_Problem to work on_: Once the pictures are set aside, transcribe the remaining data exactly.

_Source material_:
-*-
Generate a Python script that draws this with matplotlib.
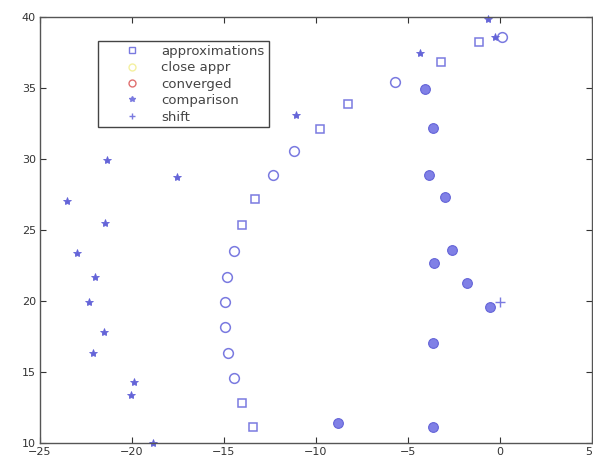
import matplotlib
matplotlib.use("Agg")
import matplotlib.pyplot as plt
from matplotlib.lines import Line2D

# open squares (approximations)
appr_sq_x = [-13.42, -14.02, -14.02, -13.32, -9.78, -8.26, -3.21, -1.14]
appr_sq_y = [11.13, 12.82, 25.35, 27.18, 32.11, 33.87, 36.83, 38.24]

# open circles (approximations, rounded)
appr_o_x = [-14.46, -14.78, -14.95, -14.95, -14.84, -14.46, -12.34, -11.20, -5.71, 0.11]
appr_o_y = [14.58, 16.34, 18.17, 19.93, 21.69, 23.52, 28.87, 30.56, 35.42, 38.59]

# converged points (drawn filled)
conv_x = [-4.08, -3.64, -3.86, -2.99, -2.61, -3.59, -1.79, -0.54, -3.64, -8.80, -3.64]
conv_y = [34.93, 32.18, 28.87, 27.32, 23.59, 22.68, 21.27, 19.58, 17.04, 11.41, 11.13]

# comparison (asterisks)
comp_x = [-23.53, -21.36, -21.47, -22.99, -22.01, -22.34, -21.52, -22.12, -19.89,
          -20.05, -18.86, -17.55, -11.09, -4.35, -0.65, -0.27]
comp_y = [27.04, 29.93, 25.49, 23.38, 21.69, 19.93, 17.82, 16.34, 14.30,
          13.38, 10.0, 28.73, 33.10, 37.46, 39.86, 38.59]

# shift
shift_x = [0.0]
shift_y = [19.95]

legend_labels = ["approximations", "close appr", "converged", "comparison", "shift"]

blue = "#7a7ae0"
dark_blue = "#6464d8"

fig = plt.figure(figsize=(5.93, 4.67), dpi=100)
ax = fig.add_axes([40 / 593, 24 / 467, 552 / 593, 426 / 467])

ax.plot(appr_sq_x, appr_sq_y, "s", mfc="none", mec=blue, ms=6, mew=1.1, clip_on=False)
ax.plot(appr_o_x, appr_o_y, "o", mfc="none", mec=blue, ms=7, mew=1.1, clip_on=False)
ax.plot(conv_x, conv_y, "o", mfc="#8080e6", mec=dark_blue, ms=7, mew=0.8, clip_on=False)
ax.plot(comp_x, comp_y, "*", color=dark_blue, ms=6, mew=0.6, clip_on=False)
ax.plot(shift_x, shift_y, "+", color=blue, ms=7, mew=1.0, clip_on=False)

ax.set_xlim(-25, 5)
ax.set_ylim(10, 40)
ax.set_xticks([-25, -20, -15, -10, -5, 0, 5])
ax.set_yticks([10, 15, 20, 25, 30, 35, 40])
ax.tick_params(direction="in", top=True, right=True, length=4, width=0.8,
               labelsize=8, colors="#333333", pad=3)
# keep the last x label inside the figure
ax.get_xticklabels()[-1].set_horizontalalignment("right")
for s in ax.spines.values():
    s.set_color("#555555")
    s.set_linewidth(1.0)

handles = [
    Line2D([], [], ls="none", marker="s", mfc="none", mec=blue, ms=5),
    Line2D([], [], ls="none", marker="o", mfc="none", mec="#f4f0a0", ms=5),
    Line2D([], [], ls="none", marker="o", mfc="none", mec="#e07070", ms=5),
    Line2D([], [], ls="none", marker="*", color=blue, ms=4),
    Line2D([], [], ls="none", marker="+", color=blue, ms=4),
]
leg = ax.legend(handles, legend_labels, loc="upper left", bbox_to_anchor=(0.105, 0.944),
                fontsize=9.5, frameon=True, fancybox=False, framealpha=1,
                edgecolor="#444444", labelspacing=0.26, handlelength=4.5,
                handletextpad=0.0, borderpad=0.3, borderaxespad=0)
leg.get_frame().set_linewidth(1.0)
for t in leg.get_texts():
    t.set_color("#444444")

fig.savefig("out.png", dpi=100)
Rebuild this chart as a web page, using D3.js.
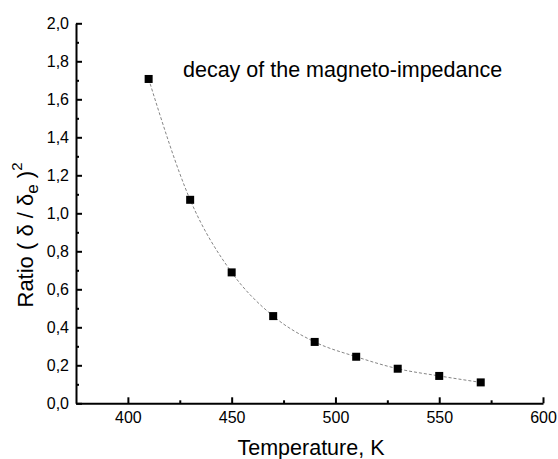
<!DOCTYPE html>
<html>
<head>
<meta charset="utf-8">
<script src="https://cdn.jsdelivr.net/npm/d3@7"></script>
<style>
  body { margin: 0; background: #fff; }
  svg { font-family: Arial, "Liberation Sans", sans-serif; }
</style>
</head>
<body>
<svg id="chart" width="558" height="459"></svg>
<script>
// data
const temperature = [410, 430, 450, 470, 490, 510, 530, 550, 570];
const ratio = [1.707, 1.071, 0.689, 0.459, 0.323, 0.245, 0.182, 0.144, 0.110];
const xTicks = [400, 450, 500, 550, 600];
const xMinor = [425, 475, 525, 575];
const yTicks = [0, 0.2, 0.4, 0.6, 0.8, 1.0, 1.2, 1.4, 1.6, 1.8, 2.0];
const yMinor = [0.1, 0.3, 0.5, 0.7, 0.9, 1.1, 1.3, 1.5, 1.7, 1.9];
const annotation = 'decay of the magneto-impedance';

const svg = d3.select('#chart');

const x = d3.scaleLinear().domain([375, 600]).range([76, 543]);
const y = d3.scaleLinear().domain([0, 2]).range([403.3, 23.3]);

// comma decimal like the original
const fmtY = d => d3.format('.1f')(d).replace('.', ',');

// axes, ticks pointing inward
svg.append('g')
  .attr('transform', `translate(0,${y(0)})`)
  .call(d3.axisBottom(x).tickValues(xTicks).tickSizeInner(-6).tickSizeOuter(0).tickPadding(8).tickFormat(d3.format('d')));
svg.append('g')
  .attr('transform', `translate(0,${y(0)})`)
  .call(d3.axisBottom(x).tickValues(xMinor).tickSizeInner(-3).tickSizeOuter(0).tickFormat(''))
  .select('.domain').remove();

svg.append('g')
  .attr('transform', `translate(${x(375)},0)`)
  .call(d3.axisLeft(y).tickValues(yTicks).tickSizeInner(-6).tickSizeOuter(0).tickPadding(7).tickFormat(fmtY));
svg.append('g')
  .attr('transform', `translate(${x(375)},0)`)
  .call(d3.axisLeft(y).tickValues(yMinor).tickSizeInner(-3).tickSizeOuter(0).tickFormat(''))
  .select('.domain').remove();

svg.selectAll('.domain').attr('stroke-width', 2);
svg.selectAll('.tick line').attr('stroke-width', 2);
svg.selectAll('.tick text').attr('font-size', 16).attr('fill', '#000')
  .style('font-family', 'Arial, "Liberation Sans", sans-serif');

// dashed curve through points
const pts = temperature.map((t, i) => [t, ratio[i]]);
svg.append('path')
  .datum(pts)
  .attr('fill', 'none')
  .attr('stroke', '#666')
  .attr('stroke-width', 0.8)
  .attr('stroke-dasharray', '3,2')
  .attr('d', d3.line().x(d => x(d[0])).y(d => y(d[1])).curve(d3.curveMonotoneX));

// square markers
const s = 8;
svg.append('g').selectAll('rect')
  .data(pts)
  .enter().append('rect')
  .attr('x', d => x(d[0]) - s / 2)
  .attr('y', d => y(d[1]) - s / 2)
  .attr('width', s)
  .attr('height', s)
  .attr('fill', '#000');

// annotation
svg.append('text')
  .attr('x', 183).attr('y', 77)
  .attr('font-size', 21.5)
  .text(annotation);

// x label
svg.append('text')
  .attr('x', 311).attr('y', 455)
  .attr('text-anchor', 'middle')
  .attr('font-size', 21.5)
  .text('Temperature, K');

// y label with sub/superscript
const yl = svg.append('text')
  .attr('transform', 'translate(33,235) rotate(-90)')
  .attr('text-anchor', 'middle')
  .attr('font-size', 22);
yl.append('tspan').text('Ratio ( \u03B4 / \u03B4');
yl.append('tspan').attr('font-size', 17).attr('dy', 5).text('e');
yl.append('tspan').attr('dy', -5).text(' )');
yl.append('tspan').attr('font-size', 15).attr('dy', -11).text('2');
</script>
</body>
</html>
-*-
_Exercise response_:
Generate a Python script that draws this with matplotlib.
import matplotlib
matplotlib.use("Agg")
import matplotlib.pyplot as plt
from matplotlib.lines import Line2D

# open squares (approximations)
appr_sq_x = [-13.42, -14.02, -14.02, -13.32, -9.78, -8.26, -3.21, -1.14]
appr_sq_y = [11.13, 12.82, 25.35, 27.18, 32.11, 33.87, 36.83, 38.24]

# open circles (approximations, rounded)
appr_o_x = [-14.46, -14.78, -14.95, -14.95, -14.84, -14.46, -12.34, -11.20, -5.71, 0.11]
appr_o_y = [14.58, 16.34, 18.17, 19.93, 21.69, 23.52, 28.87, 30.56, 35.42, 38.59]

# converged points (drawn filled)
conv_x = [-4.08, -3.64, -3.86, -2.99, -2.61, -3.59, -1.79, -0.54, -3.64, -8.80, -3.64]
conv_y = [34.93, 32.18, 28.87, 27.32, 23.59, 22.68, 21.27, 19.58, 17.04, 11.41, 11.13]

# comparison (asterisks)
comp_x = [-23.53, -21.36, -21.47, -22.99, -22.01, -22.34, -21.52, -22.12, -19.89,
          -20.05, -18.86, -17.55, -11.09, -4.35, -0.65, -0.27]
comp_y = [27.04, 29.93, 25.49, 23.38, 21.69, 19.93, 17.82, 16.34, 14.30,
          13.38, 10.0, 28.73, 33.10, 37.46, 39.86, 38.59]

# shift
shift_x = [0.0]
shift_y = [19.95]

legend_labels = ["approximations", "close appr", "converged", "comparison", "shift"]

blue = "#7a7ae0"
dark_blue = "#6464d8"

fig = plt.figure(figsize=(5.93, 4.67), dpi=100)
ax = fig.add_axes([40 / 593, 24 / 467, 552 / 593, 426 / 467])

ax.plot(appr_sq_x, appr_sq_y, "s", mfc="none", mec=blue, ms=6, mew=1.1, clip_on=False)
ax.plot(appr_o_x, appr_o_y, "o", mfc="none", mec=blue, ms=7, mew=1.1, clip_on=False)
ax.plot(conv_x, conv_y, "o", mfc="#8080e6", mec=dark_blue, ms=7, mew=0.8, clip_on=False)
ax.plot(comp_x, comp_y, "*", color=dark_blue, ms=6, mew=0.6, clip_on=False)
ax.plot(shift_x, shift_y, "+", color=blue, ms=7, mew=1.0, clip_on=False)

ax.set_xlim(-25, 5)
ax.set_ylim(10, 40)
ax.set_xticks([-25, -20, -15, -10, -5, 0, 5])
ax.set_yticks([10, 15, 20, 25, 30, 35, 40])
ax.tick_params(direction="in", top=True, right=True, length=4, width=0.8,
               labelsize=8, colors="#333333", pad=3)
# keep the last x label inside the figure
ax.get_xticklabels()[-1].set_horizontalalignment("right")
for s in ax.spines.values():
    s.set_color("#555555")
    s.set_linewidth(1.0)

handles = [
    Line2D([], [], ls="none", marker="s", mfc="none", mec=blue, ms=5),
    Line2D([], [], ls="none", marker="o", mfc="none", mec="#f4f0a0", ms=5),
    Line2D([], [], ls="none", marker="o", mfc="none", mec="#e07070", ms=5),
    Line2D([], [], ls="none", marker="*", color=blue, ms=4),
    Line2D([], [], ls="none", marker="+", color=blue, ms=4),
]
leg = ax.legend(handles, legend_labels, loc="upper left", bbox_to_anchor=(0.105, 0.944),
                fontsize=9.5, frameon=True, fancybox=False, framealpha=1,
                edgecolor="#444444", labelspacing=0.26, handlelength=4.5,
                handletextpad=0.0, borderpad=0.3, borderaxespad=0)
leg.get_frame().set_linewidth(1.0)
for t in leg.get_texts():
    t.set_color("#444444")

fig.savefig("out.png", dpi=100)
Rebuild this chart as a web page, using D3.js.
<!DOCTYPE html>
<html>
<head>
<meta charset="utf-8">
<script src="https://cdn.jsdelivr.net/npm/d3@7"></script>
<style>
  body { margin: 0; background: #fff; }
  svg { font-family: Arial, "Liberation Sans", sans-serif; }
</style>
</head>
<body>
<svg id="chart" width="558" height="459"></svg>
<script>
// data
const temperature = [410, 430, 450, 470, 490, 510, 530, 550, 570];
const ratio = [1.707, 1.071, 0.689, 0.459, 0.323, 0.245, 0.182, 0.144, 0.110];
const xTicks = [400, 450, 500, 550, 600];
const xMinor = [425, 475, 525, 575];
const yTicks = [0, 0.2, 0.4, 0.6, 0.8, 1.0, 1.2, 1.4, 1.6, 1.8, 2.0];
const yMinor = [0.1, 0.3, 0.5, 0.7, 0.9, 1.1, 1.3, 1.5, 1.7, 1.9];
const annotation = 'decay of the magneto-impedance';

const svg = d3.select('#chart');

const x = d3.scaleLinear().domain([375, 600]).range([76, 543]);
const y = d3.scaleLinear().domain([0, 2]).range([403.3, 23.3]);

// comma decimal like the original
const fmtY = d => d3.format('.1f')(d).replace('.', ',');

// axes, ticks pointing inward
svg.append('g')
  .attr('transform', `translate(0,${y(0)})`)
  .call(d3.axisBottom(x).tickValues(xTicks).tickSizeInner(-6).tickSizeOuter(0).tickPadding(8).tickFormat(d3.format('d')));
svg.append('g')
  .attr('transform', `translate(0,${y(0)})`)
  .call(d3.axisBottom(x).tickValues(xMinor).tickSizeInner(-3).tickSizeOuter(0).tickFormat(''))
  .select('.domain').remove();

svg.append('g')
  .attr('transform', `translate(${x(375)},0)`)
  .call(d3.axisLeft(y).tickValues(yTicks).tickSizeInner(-6).tickSizeOuter(0).tickPadding(7).tickFormat(fmtY));
svg.append('g')
  .attr('transform', `translate(${x(375)},0)`)
  .call(d3.axisLeft(y).tickValues(yMinor).tickSizeInner(-3).tickSizeOuter(0).tickFormat(''))
  .select('.domain').remove();

svg.selectAll('.domain').attr('stroke-width', 2);
svg.selectAll('.tick line').attr('stroke-width', 2);
svg.selectAll('.tick text').attr('font-size', 16).attr('fill', '#000')
  .style('font-family', 'Arial, "Liberation Sans", sans-serif');

// dashed curve through points
const pts = temperature.map((t, i) => [t, ratio[i]]);
svg.append('path')
  .datum(pts)
  .attr('fill', 'none')
  .attr('stroke', '#666')
  .attr('stroke-width', 0.8)
  .attr('stroke-dasharray', '3,2')
  .attr('d', d3.line().x(d => x(d[0])).y(d => y(d[1])).curve(d3.curveMonotoneX));

// square markers
const s = 8;
svg.append('g').selectAll('rect')
  .data(pts)
  .enter().append('rect')
  .attr('x', d => x(d[0]) - s / 2)
  .attr('y', d => y(d[1]) - s / 2)
  .attr('width', s)
  .attr('height', s)
  .attr('fill', '#000');

// annotation
svg.append('text')
  .attr('x', 183).attr('y', 77)
  .attr('font-size', 21.5)
  .text(annotation);

// x label
svg.append('text')
  .attr('x', 311).attr('y', 455)
  .attr('text-anchor', 'middle')
  .attr('font-size', 21.5)
  .text('Temperature, K');

// y label with sub/superscript
const yl = svg.append('text')
  .attr('transform', 'translate(33,235) rotate(-90)')
  .attr('text-anchor', 'middle')
  .attr('font-size', 22);
yl.append('tspan').text('Ratio ( \u03B4 / \u03B4');
yl.append('tspan').attr('font-size', 17).attr('dy', 5).text('e');
yl.append('tspan').attr('dy', -5).text(' )');
yl.append('tspan').attr('font-size', 15).attr('dy', -11).text('2');
</script>
</body>
</html>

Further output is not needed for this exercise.